Hay escenas que se quedan
grabadas en la memoria colectiva. Una de ellas pertenece a El sentido de la
vida, la película de los Monty Python estrenada en 1983. En un restaurante
lujoso, un cliente descomunal, el señor Creosota, devora platos y más platos
ante la mirada horrorizada de los camareros. La montaña humana parece incapaz
de detenerse hasta que, al final, el maître (John Cleese con su imperturbable
acento) le ofrece algo pequeño, casi insignificante: “¿Una fina oblea de
menta?” Creosota acepta. Grave error. Tras engullirla, explota en una orgía de
vísceras cinematográficas.
La escena es grotesca, repugnante
y, por supuesto, divertidísima. Y, como suele ocurrir con la comedia británica,
hay en ella un destello de verdad fisiológica. Porque los restaurantes de
verdad suelen ofrecer mentas a sus clientes después de comer. No con la
intención de provocar catástrofes, sino como un gesto amable hacia el aparato
digestivo.
Una acumulación inevitable
Después de una comida copiosa, el
intestino se convierte en una pequeña fábrica de gases. Parte del aire entra al
tragar; parte del dióxido de carbono se genera cuando el ácido del estómago se
neutraliza con el bicarbonato natural del intestino; y parte surge de la
incesante labor de las bacterias intestinales, que fermentan lo que nuestro
organismo no ha sabido digerir. El resultado es una mezcla explosiva de
hidrógeno, metano y CO₂.
Este gas acumulado tiene un
destino inevitable: salir. La única duda es cómo. Puede hacerlo de manera
discreta, casi musical, o con una violencia digna de artillería pesada. Aquí
entra en juego la menta.
La menta como carminativo
La menta contiene aceites
esenciales, especialmente el mentol, que actúan como carminativos. Es decir,
sustancias que favorecen la expulsión de gases. Su mecanismo es sencillo y
eficaz: ayudan a relajar los músculos del esfínter, lo que permite que los gases
se liberen poco a poco, de forma constante y silenciosa, en lugar de acumulados
y explosivos.
En otras palabras: la menta
convierte al intestino en un clarinete en lugar de un cañón.
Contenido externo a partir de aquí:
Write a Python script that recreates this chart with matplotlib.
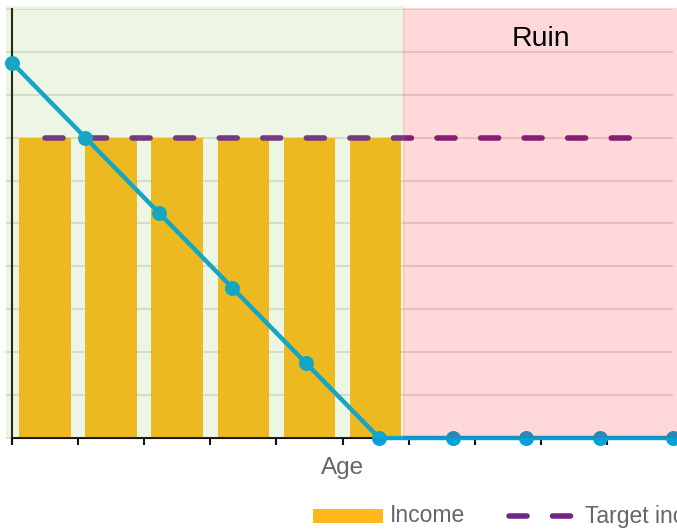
import matplotlib
matplotlib.use("Agg")
import matplotlib.pyplot as plt
import matplotlib.transforms as mtransforms
from matplotlib.patches import Rectangle
from matplotlib.lines import Line2D

plt.rcParams["font.family"] = ["Liberation Sans", "DejaVu Sans"]
plt.rcParams["lines.scale_dashes"] = False

# ---- data -------------------------------------------------------------
periods = list(range(10))                       # yearly buckets on the bar axis
income = [7, 7, 7, 7, 7, 7]                     # income received while savings last
target_income = [7, 7, 7, 7, 7, 7, 7, 7, 7, 7]  # desired yearly income
portfolio = [8.75, 7.0, 5.25, 3.5, 1.75, 0, 0, 0, 0, 0]  # remaining savings
y_max = 10
ruin_start = 5.42    # bar-axis position where savings run out
safe_end = 5.45

# ---- style -------------------------------------------------------------
W, H = 677, 531
BAR = "#FEB81B"
TARGET = "#73238A"
PORT = "#02A1D8"
GRID = "#d9d9d9"
AXIS = "#111111"
TEXT = "#666666"

fig = plt.figure(figsize=(W / 100, H / 100), dpi=100)
left, right, top, bottom = 12, 673, 9, 438
ax = fig.add_axes([left / W, 1 - bottom / H, (right - left) / W, (bottom - top) / H])

ax.set_xlim(-0.5, len(periods) - 0.5)
ax.set_ylim(0, y_max)

# bars and target line share the category axis
ax.bar(periods[:len(income)], income, width=0.78, color=BAR, zorder=2)
ax.plot(periods, target_income, color=TARGET, lw=4.0, dashes=(12.96, 18.4),
        dash_capstyle="round", zorder=3, clip_on=False)

# horizontal grid, y ticks drawn in grid colour
ax.set_yticks(range(0, y_max + 1))
ax.yaxis.grid(True, color=GRID, lw=1.1, zorder=0)
ax.tick_params(axis="y", length=4.3, width=1.1, color=GRID, labelleft=False)
ax.set_xticks([p - 0.5 for p in periods] + [len(periods) - 0.5])
ax.tick_params(axis="x", length=5.2, width=1.5, color=AXIS, labelbottom=False)
ax.set_axisbelow(True)
for s in ("top", "right"):
    ax.spines[s].set_visible(False)
for s in ("left", "bottom"):
    ax.spines[s].set_color(AXIS)
    ax.spines[s].set_linewidth(1.5)

# savings line on its own edge-to-edge axis
ax2 = ax.twiny()
ax2.set_xlim(0, len(portfolio) - 1)
ax2.set_ylim(0, y_max)
ax2.axis("off")
ax2.plot(range(len(portfolio)), portfolio, color=PORT, lw=3.2, marker="o",
         markersize=10.8, markeredgewidth=0, zorder=3, clip_on=False)

# translucent zones laid over the plot
blend = mtransforms.blended_transform_factory(ax.transData, ax.transAxes)
plot_h = bottom - top
pad_x = 6 / 66.1
ax2.add_patch(Rectangle((-0.5 - pad_x, 0), safe_end + 0.5 + pad_x, 1 + 3 / plot_h,
                        transform=blend, facecolor=(139 / 255, 195 / 255, 74 / 255, 0.15),
                        edgecolor="none", zorder=10, clip_on=False))
ax2.add_patch(Rectangle((ruin_start, 0), 9.5 + pad_x - ruin_start, 1 + 1 / plot_h,
                        transform=blend, facecolor=(1, 0, 0, 0.15),
                        edgecolor="none", zorder=10, clip_on=False))
ax2.text((ruin_start + 9.5 + pad_x) / 2, (bottom - 45.7) / plot_h,
         "Ruin", transform=blend, ha="center", va="baseline",
         fontsize=20.5, color="black", zorder=11)

# axis title
fig.text((left + right) / 2 / W, 1 - 474 / H, "Age", ha="center", va="baseline",
         fontsize=17.5, color=TEXT)

# legend
fig.add_artist(Rectangle((313 / W, 1 - 523 / H), 70 / W, 14 / H, facecolor=BAR,
                         edgecolor="none", transform=fig.transFigure))
fig.text(390 / W, 1 - 516 / H, "Income", ha="left", va="center", fontsize=16.5, color=TEXT)
fig.add_artist(Line2D([509 / W, 575 / W], [1 - 516 / H, 1 - 516 / H], color=TARGET, lw=4.0,
                      dashes=(12.96, 18.4), dash_capstyle="round", transform=fig.transFigure))
fig.text(585 / W, 1 - 516 / H, "Target income", ha="left", va="center", fontsize=16.5, color=TEXT)

fig.savefig("out.png", dpi=100)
Por eso, tras los banquetes —y
también en los restaurantes finos— ofrecer mentas no es solo una cuestión de
cortesía aromática. Es un recurso ancestral de higiene social: ayuda a que los
comensales salgan más ligeros y, sobre todo, más discretos.
Un remedio con historia
El uso medicinal de la menta se
remonta a la Antigüedad. Los griegos la empleaban como digestivo; los árabes la
mezclaban con té; en la Edad Media era planta de boticario, presente en los
huertos monásticos. Su doble función —refrescar el aliento y calmar los intestinos—
la convirtió en habitual en banquetes y celebraciones.
Hoy seguimos la costumbre casi
sin pensar: caramelos de menta en los restaurantes, infusiones después de una
cena pesada, chicles mentolados en el bolsillo. Sin saberlo, reproducimos un
ritual que mezcla farmacología y urbanidad.
Ciencia y comedia
La ciencia de la menta explica en
parte por qué la escena del señor Creosota resulta tan memorable. Ofrecerle una
oblea de menta a un hombre que estaba ya a punto de reventar no era solo humor
negro, era un guiño fisiológico: la última chispa que encendía la pólvora
acumulada en su interior.
Afortunadamente, en la vida real
el desenlace es menos escandaloso. Una infusión de menta o un caramelo
mentolado suelen bastar para suavizar la digestión y evitar que el aire
atrapado se convierta en un espectáculo sonoro. La comedia queda en el cine; la
discreción, en la mesa.
Y quizá esa sea la enseñanza de esta crónica: la ciencia a veces se esconde en los gestos más triviales. Una hoja de menta, una pastilla después de comer, una costumbre aparentemente banal… todo ello guarda siglos de conocimiento acumulado sobre cómo lidiar con un problema tan universal como inevitable.
En resumen: el señor Creosota explotó por ignorar lo que todo buen maître sabe. La menta es, en realidad, el antídoto contra la vergüenza social.